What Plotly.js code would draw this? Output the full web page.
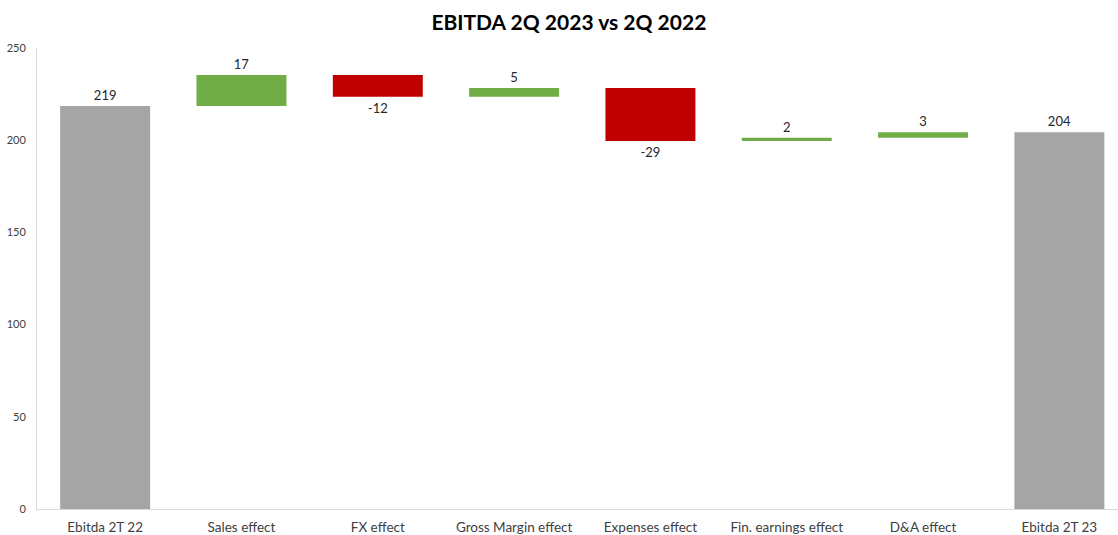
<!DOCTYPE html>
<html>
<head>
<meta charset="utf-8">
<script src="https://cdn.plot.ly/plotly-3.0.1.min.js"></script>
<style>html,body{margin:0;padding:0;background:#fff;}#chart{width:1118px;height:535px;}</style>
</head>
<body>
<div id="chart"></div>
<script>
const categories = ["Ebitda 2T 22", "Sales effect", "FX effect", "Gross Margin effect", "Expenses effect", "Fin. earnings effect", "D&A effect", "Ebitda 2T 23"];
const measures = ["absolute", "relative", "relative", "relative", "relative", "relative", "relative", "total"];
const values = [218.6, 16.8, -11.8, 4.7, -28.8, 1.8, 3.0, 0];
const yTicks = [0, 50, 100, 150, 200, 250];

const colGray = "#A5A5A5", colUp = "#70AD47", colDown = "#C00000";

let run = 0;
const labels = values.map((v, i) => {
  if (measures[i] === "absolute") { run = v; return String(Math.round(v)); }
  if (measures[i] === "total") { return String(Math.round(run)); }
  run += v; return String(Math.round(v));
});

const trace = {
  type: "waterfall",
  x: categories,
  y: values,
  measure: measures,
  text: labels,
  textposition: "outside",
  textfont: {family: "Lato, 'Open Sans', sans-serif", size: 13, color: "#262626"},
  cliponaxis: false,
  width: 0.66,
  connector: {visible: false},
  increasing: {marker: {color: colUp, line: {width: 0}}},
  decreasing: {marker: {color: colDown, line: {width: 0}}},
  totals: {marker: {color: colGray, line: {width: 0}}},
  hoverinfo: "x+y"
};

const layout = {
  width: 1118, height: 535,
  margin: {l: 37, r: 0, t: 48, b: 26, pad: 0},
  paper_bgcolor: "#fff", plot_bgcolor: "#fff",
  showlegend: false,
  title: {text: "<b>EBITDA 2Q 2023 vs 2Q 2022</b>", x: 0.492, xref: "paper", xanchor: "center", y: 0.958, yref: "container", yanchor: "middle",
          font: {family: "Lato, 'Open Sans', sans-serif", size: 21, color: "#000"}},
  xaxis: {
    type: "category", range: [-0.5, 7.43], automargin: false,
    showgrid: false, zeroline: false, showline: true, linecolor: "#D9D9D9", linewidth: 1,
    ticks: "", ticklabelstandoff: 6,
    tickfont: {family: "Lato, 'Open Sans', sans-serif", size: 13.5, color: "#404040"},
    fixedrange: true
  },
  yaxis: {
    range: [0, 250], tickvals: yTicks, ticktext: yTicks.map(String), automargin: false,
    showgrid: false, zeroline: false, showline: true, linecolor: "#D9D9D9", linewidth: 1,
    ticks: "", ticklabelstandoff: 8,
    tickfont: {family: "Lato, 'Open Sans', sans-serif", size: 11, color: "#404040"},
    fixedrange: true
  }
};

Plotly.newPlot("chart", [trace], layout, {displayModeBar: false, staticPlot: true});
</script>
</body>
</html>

**Task directions**
Your task is an exact transcription of all the data, minus the pictures.

**The reply**
What Plotly.js code would draw this? Output the full web page.
<!DOCTYPE html>
<html>
<head>
<meta charset="utf-8">
<script src="https://cdn.plot.ly/plotly-3.0.1.min.js"></script>
<style>html,body{margin:0;padding:0;background:#fff;}#chart{width:1118px;height:535px;}</style>
</head>
<body>
<div id="chart"></div>
<script>
const categories = ["Ebitda 2T 22", "Sales effect", "FX effect", "Gross Margin effect", "Expenses effect", "Fin. earnings effect", "D&A effect", "Ebitda 2T 23"];
const measures = ["absolute", "relative", "relative", "relative", "relative", "relative", "relative", "total"];
const values = [218.6, 16.8, -11.8, 4.7, -28.8, 1.8, 3.0, 0];
const yTicks = [0, 50, 100, 150, 200, 250];

const colGray = "#A5A5A5", colUp = "#70AD47", colDown = "#C00000";

let run = 0;
const labels = values.map((v, i) => {
  if (measures[i] === "absolute") { run = v; return String(Math.round(v)); }
  if (measures[i] === "total") { return String(Math.round(run)); }
  run += v; return String(Math.round(v));
});

const trace = {
  type: "waterfall",
  x: categories,
  y: values,
  measure: measures,
  text: labels,
  textposition: "outside",
  textfont: {family: "Lato, 'Open Sans', sans-serif", size: 13, color: "#262626"},
  cliponaxis: false,
  width: 0.66,
  connector: {visible: false},
  increasing: {marker: {color: colUp, line: {width: 0}}},
  decreasing: {marker: {color: colDown, line: {width: 0}}},
  totals: {marker: {color: colGray, line: {width: 0}}},
  hoverinfo: "x+y"
};

const layout = {
  width: 1118, height: 535,
  margin: {l: 37, r: 0, t: 48, b: 26, pad: 0},
  paper_bgcolor: "#fff", plot_bgcolor: "#fff",
  showlegend: false,
  title: {text: "<b>EBITDA 2Q 2023 vs 2Q 2022</b>", x: 0.492, xref: "paper", xanchor: "center", y: 0.958, yref: "container", yanchor: "middle",
          font: {family: "Lato, 'Open Sans', sans-serif", size: 21, color: "#000"}},
  xaxis: {
    type: "category", range: [-0.5, 7.43], automargin: false,
    showgrid: false, zeroline: false, showline: true, linecolor: "#D9D9D9", linewidth: 1,
    ticks: "", ticklabelstandoff: 6,
    tickfont: {family: "Lato, 'Open Sans', sans-serif", size: 13.5, color: "#404040"},
    fixedrange: true
  },
  yaxis: {
    range: [0, 250], tickvals: yTicks, ticktext: yTicks.map(String), automargin: false,
    showgrid: false, zeroline: false, showline: true, linecolor: "#D9D9D9", linewidth: 1,
    ticks: "", ticklabelstandoff: 8,
    tickfont: {family: "Lato, 'Open Sans', sans-serif", size: 11, color: "#404040"},
    fixedrange: true
  }
};

Plotly.newPlot("chart", [trace], layout, {displayModeBar: false, staticPlot: true});
</script>
</body>
</html>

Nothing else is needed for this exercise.